In “Where There’s Smoke,” Frasier’s Roz (Peri Gilpin) plays the fiery vixen Volcana, who would later show up on “Justice League Unlimited,” as a member of Lex Luthor’s Secret Society of Super-Villains. It’s an episode that showcases Clark Kent’s often overlooked investigative reporter skills as he uncovers a government conspiracy run by a Nick Fury-like character.
“Knight Time” is yet another fine example of a “World’s Finest” team-up with Batman, except this time Superman works with Robin alone as Batman has gone missing. This leads to a humorous masquerade as the Man of Tomorrow imitates the Dark Knight Detective in order to keep Gotham from being overrun by its criminals. Seeing Superman take on the likes of Penguin, Riddler and Bane is a treat. But Brainiac is true villain of this story and more than a match for Superman.
The Legion of Super-Heroes, a 30st century team of super-teens inspired by Superman, come to visit teenage Clark Kent in “New Kids In Town,” in a clash with Brainiac that threatens not only Smallville but also the future of the entire Earth.

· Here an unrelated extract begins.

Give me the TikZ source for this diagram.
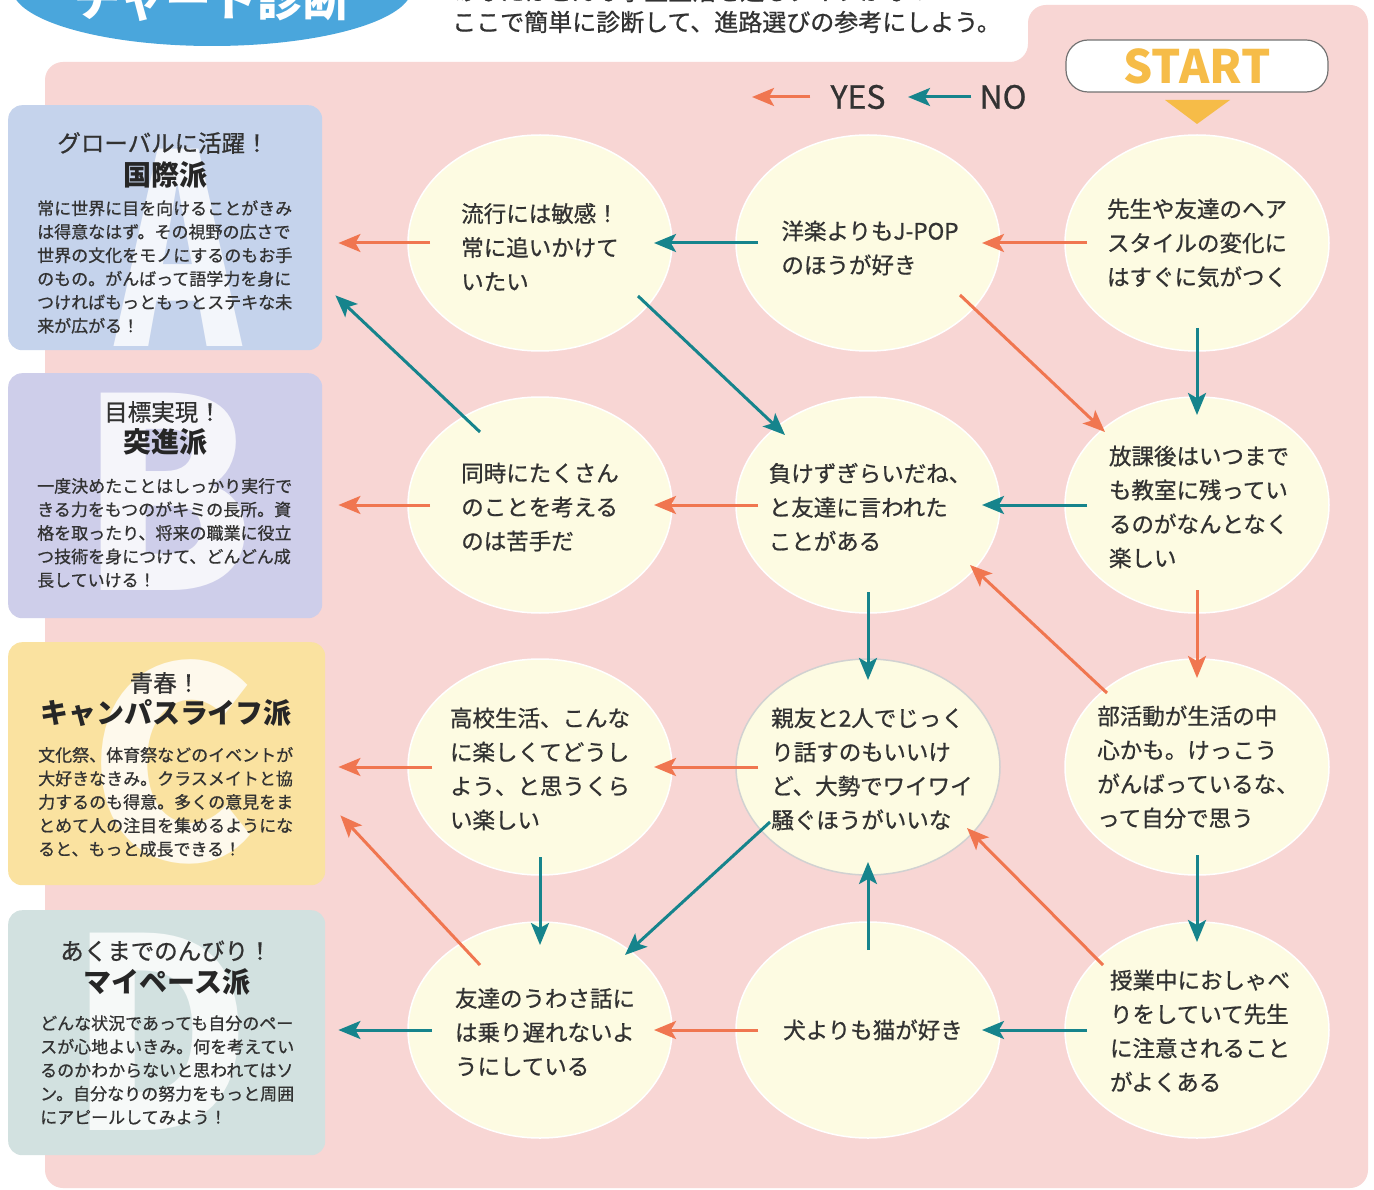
\documentclass[tikz,border=0pt]{standalone}
\usepackage{fontspec}
\setmainfont{Noto Sans CJK JP}
\newfontfamily\jpmed[FakeBold=0.8]{Noto Sans CJK JP}
\usetikzlibrary{arrows.meta,shapes.geometric}
\definecolor{pinkbg}{RGB}{248,214,212}
\definecolor{cream}{RGB}{253,251,226}
\definecolor{yescol}{RGB}{240,118,80}
\definecolor{nocol}{RGB}{22,132,140}
\definecolor{boxAcol}{RGB}{197,211,236}
\definecolor{boxBcol}{RGB}{206,206,234}
\definecolor{boxCcol}{RGB}{250,226,160}
\definecolor{boxDcol}{RGB}{210,225,224}
\definecolor{ellblue}{RGB}{74,166,220}
\definecolor{startcol}{RGB}{246,188,72}
\definecolor{txtcol}{RGB}{50,50,50}
\tikzset{
  qcirc/.style={ellipse, fill=cream, draw=white, line width=1.5pt, minimum width=264pt, minimum height=216pt, inner sep=0pt},
  qtext/.style={font=\jpmed\fontsize{22.5}{34}\selectfont, align=left, text=txtcol, inner sep=0pt},
  yesar/.style={draw=yescol, line width=3pt, -{Stealth[length=22pt,width=18pt,inset=5pt]}},
  noar/.style={draw=nocol, line width=3pt, -{Stealth[length=22pt,width=18pt,inset=5pt]}},
  hs/.style={shorten <=110pt, shorten >=114pt},
  resbox/.style={rounded corners=14pt, minimum width=314pt, minimum height=245pt, anchor=north west, inner sep=0pt},
  bigletter/.style={font=\bfseries\fontsize{265}{265}\selectfont, text=white, text opacity=0.8, anchor=base, inner sep=0pt},
  rtitle/.style={font=\jpmed\fontsize{23.5}{28}\selectfont, text=txtcol, inner sep=0pt},
  rname/.style={font=\bfseries\fontsize{28}{32}\selectfont, text=black!85, inner sep=0pt},
  rbody/.style={font=\jpmed\fontsize{17}{23.5}\selectfont, align=left, text=txtcol, anchor=west, inner sep=0pt},
}
\begin{document}
\begin{tikzpicture}[x=1pt,y=-1pt]
\path[use as bounding box] (0,0) rectangle (1374,1190);
\clip (0,0) rectangle (1374,1190);
\fill[white] (0,0) rectangle (1374,1190);

% header
\fill[ellblue] (212,-12) ellipse [x radius=200pt, y radius=58pt];
\node[font=\bfseries\fontsize{46}{46}\selectfont, text=white, anchor=base, inner sep=0pt] (title) at (212,17) {チャート診断};
\node[font=\jpmed\fontsize{24}{30}\selectfont, text=txtcol, anchor=west, inner sep=0pt] (head1) at (452,-9) {あなたはどんな学生生活を送るタイプかな？};
\node[font=\jpmed\fontsize{24}{30}\selectfont, text=txtcol, anchor=west, inner sep=0pt] (head2) at (452,22) {ここで簡単に診断して、進路選びの参考にしよう。};

% pink background
\fill[pinkbg, rounded corners=18pt] (45,62) -- (1028,62) -- (1028,5) -- (1368,5) -- (1368,1188) -- (45,1188) -- cycle;

% start
\node[draw=black!55, line width=1.2pt, fill=white, rounded corners=22pt, minimum width=262pt, minimum height=52pt, inner sep=0pt,
      font=\bfseries\fontsize{46}{46}\selectfont, text=startcol] (start) at (1197,66) {START};
\fill[startcol] (1165,100) -- (1230,100) -- (1197,124) -- cycle;

% legend
\node[font=\jpmed\fontsize{32}{32}\selectfont, text=txtcol, inner sep=0pt] (yeslbl) at (858,97) {YES};
\node[font=\jpmed\fontsize{32}{32}\selectfont, text=txtcol, inner sep=0pt] (nolbl) at (1003,97) {NO};
\coordinate (yesend) at (752,97);
\coordinate (noend) at (908,97);
\draw[yesar] ([xshift=-20pt]yeslbl.west) -- (yesend);
\draw[noar] ([xshift=-8pt]nolbl.west) -- (noend);

% result boxes
\node[resbox, fill=boxAcol] (boxA) at (8,105) {};
\node[resbox, fill=boxBcol] (boxB) at (8,373) {};
\node[resbox, fill=boxCcol, minimum width=317pt, minimum height=243pt] (boxC) at (8,642) {};
\node[resbox, fill=boxDcol, minimum width=317pt] (boxD) at (8,910) {};

\node[bigletter, xscale=0.72] (letA) at (178,347) {A};
\node[bigletter, xscale=0.95] (letB) at (167,590) {B};
\node[bigletter, xscale=0.95] (letC) at (172,860) {C};
\node[bigletter, xscale=0.95] (letD) at (160,1130) {D};

\node[rtitle] (tA1) at (163,143) {グローバルに活躍！};
\node[rname] (tA2) at (165,175) {国際派};
\node[rbody] (bA) at (37,267) {常に世界に目を向けることがきみ\\は得意なはず。その視野の広さで\\世界の文化をモノにするのもお手\\のもの。がんばって語学力を身に\\つければもっともっとステキな未\\来が広がる！};

\node[rtitle] (tB1) at (163,412) {目標実現！};
\node[rname] (tB2) at (165,442) {突進派};
\node[rbody] (bB) at (37,533) {一度決めたことはしっかり実行で\\きる力をもつのがキミの長所。資\\格を取ったり、将来の職業に役立\\つ技術を身につけて、どんどん成\\長していける！};

\node[rtitle] (tC1) at (165,683) {青春！};
\node[rname] (tC2) at (166,713) {キャンパスライフ派};
\node[rbody] (bC) at (38,802) {文化祭、体育祭などのイベントが\\大好きなきみ。クラスメイトと協\\力するのも得意。多くの意見をま\\とめて人の注目を集めるようにな\\ると、もっと成長できる！};

\node[rtitle] (tD1) at (166,951) {あくまでのんびり！};
\node[rname] (tD2) at (167,982) {マイペース派};
\node[rbody] (bD) at (40,1070) {どんな状況であっても自分のペー\\スが心地よいきみ。何を考えてい\\るのかわからないと思われてはソ\\ン。自分なりの努力をもっと周囲\\にアピールしてみよう！};

% question circles
\node[qcirc] (r1c1) at (540,243) {};
\node[qcirc] (r1c2) at (868,243) {};
\node[qcirc] (r1c3) at (1197,243) {};
\node[qcirc] (r2c1) at (540,505) {};
\node[qcirc] (r2c2) at (868,505) {};
\node[qcirc] (r2c3) at (1197,505) {};
\node[qcirc] (r3c1) at (540,767) {};
\node[qcirc, draw=black!18] (r3c2) at (868,767) {};
\node[qcirc] (r3c3) at (1197,767) {};
\node[qcirc] (r4c1) at (540,1030) {};
\node[qcirc] (r4c2) at (868,1030) {};
\node[qcirc] (r4c3) at (1197,1030) {};

\node[qtext] (q13) at (1197,243) {先生や友達のヘア\\スタイルの変化に\\はすぐに気がつく};
\node[qtext] (q12) at (870,248) {洋楽よりもJ-POP\\のほうが好き};
\node[qtext] (q11) at (540,247) {流行には敏感！\\常に追いかけて\\いたい};
\node[qtext] (q23) at (1199,507) {放課後はいつまで\\も教室に残ってい\\るのがなんとなく\\楽しい};
\node[qtext] (q22) at (870,507) {負けずぎらいだね、\\と友達に言われた\\ことがある};
\node[qtext] (q21) at (540,507) {同時にたくさん\\のことを考える\\のは苦手だ};
\node[qtext] (q33) at (1198,767) {部活動が生活の中\\心かも。けっこう\\がんばっているな、\\って自分で思う};
\node[qtext] (q32) at (872,769) {親友と2人でじっく\\り話すのもいいけ\\ど、大勢でワイワイ\\騒ぐほうがいいな};
\node[qtext] (q31) at (540,769) {高校生活、こんな\\に楽しくてどうし\\よう、と思うくら\\い楽しい};
\node[qtext] (q43) at (1200,1031) {授業中におしゃべ\\りをしていて先生\\に注意されること\\がよくある};
\node[qtext] (q42) at (873,1030) {犬よりも猫が好き};
\node[qtext] (q41) at (545,1032) {友達のうわさ話に\\は乗り遅れないよ\\うにしている};

% connectors: horizontal
\draw[yesar, hs] (r1c3.center) -- (r1c2.center);
\draw[noar, hs] (r1c2.center) -- (r1c1.center);
\draw[noar, hs] (r2c3.center) -- (r2c2.center);
\draw[yesar, hs] (r2c2.center) -- (r2c1.center);
\draw[yesar, hs] (r3c2.center) -- (r3c1.center);
\draw[noar, hs] (r4c3.center) -- (r4c2.center);
\draw[yesar, hs] (r4c2.center) -- (r4c1.center);

% to result boxes
\draw[yesar, shorten <=110pt, shorten >=16pt] (r1c1.center) -- (boxA.east |- r1c1.center);
\draw[yesar, shorten <=110pt, shorten >=16pt] (r2c1.center) -- (boxB.east |- r2c1.center);
\draw[yesar, shorten <=108pt, shorten >=13pt] (r3c1.center) -- (boxC.east |- r3c1.center);
\draw[noar, shorten <=108pt, shorten >=13pt] (r4c1.center) -- (boxD.east |- r4c1.center);
\draw[noar] ([shift={(-60,-73)}]r2c1.center) -- ([shift={(13,-55)}]boxA.south east);
\draw[yesar] ([shift={(-60,-65)}]r4c1.center) -- ([shift={(15,-70)}]boxC.south east);

% vertical
\draw[noar, shorten <=85pt, shorten >=90pt] (r1c3.center) -- (r2c3.center);
\draw[yesar, shorten <=85pt, shorten >=89pt] (r2c3.center) -- (r3c3.center);
\draw[noar, shorten <=87pt, shorten >=87pt] (r2c2.center) -- (r3c2.center);
\draw[noar, shorten <=88pt, shorten >=88pt] (r3c3.center) -- (r4c3.center);
\draw[noar, shorten <=90pt, shorten >=85pt] (r3c1.center) -- (r4c1.center);
\draw[noar, shorten <=80pt, shorten >=95pt] (r4c2.center) -- (r3c2.center);

% diagonals
\draw[yesar] ([shift={(92,52)}]r1c2.center) -- ([shift={(-92,-73)}]r2c3.center);
\draw[noar] ([shift={(98,53)}]r1c1.center) -- ([shift={(-83,-70)}]r2c2.center);
\draw[yesar] ([shift={(-90,-74)}]r3c3.center) -- ([shift={(102,60)}]r2c2.center);
\draw[noar] ([shift={(-98,55)}]r3c2.center) -- ([shift={(85,-75)}]r4c1.center);
\draw[yesar] ([shift={(-94,-65)}]r4c3.center) -- ([shift={(99,61)}]r3c2.center);
\end{tikzpicture}
\end{document}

The incredibly creepy Toyman debuts in “Obsession,” a story of arrested development that updates one of Superman’s Golden Age villains in a very imaginative way. Another Golden Age villain Mr. Mxyzptlk (voiced once again by the inimitable Gilbert Gottfried) teams with Bizarro in “Little Big Head Man,” a storyline replete with comic overtones and plenty of nods to some of the strangest issues of Superman’s 60 year history of comics. Check out the jazzy soundtrack as well!
“Absolute Power” marks the return of Superman’s foes he thought he had sent to the Phantom Zone and “In Brightest Day” marks the debut of Hal Jordan, the Green Lantern, in the DC animated universe.
Jimmy Olsen’s special friendship with the Man of Steel is highlighted in “Superman’s Pal” while Aquaman shows up for the first time in “Fish Story” (he’s not the long-haired, harpoon-handed barbarian king of later Justice League episodes however). Next, Supergirl faces off a truly icky Cthulu-like menace in “Unity” and Batman makes a much-anticipated return to the animated DC Universe in “The Demon Reborn.”
Finally, Superman’s relationship with the U.S. government and the citizens of the world is forever altered by the tragic events of the 3-part “Legacy,” in which Darkseid uses the Man of Steel as his pawn to wage war against Earth. Only the love and support of Lois Lane and Supergirl can avert more tragedy. The effects of this episode are felt even into the last season of “Justice League Unlimited.”
This set contains many special features including commentary by the series creators Paul Dini, Bruce Timm and others. And also “Superman Behind the Cape” and a preview of Bryan Singer and Kevin Burns’ documentary “Look, Up in the Sky! The Amazing Story of Superman.”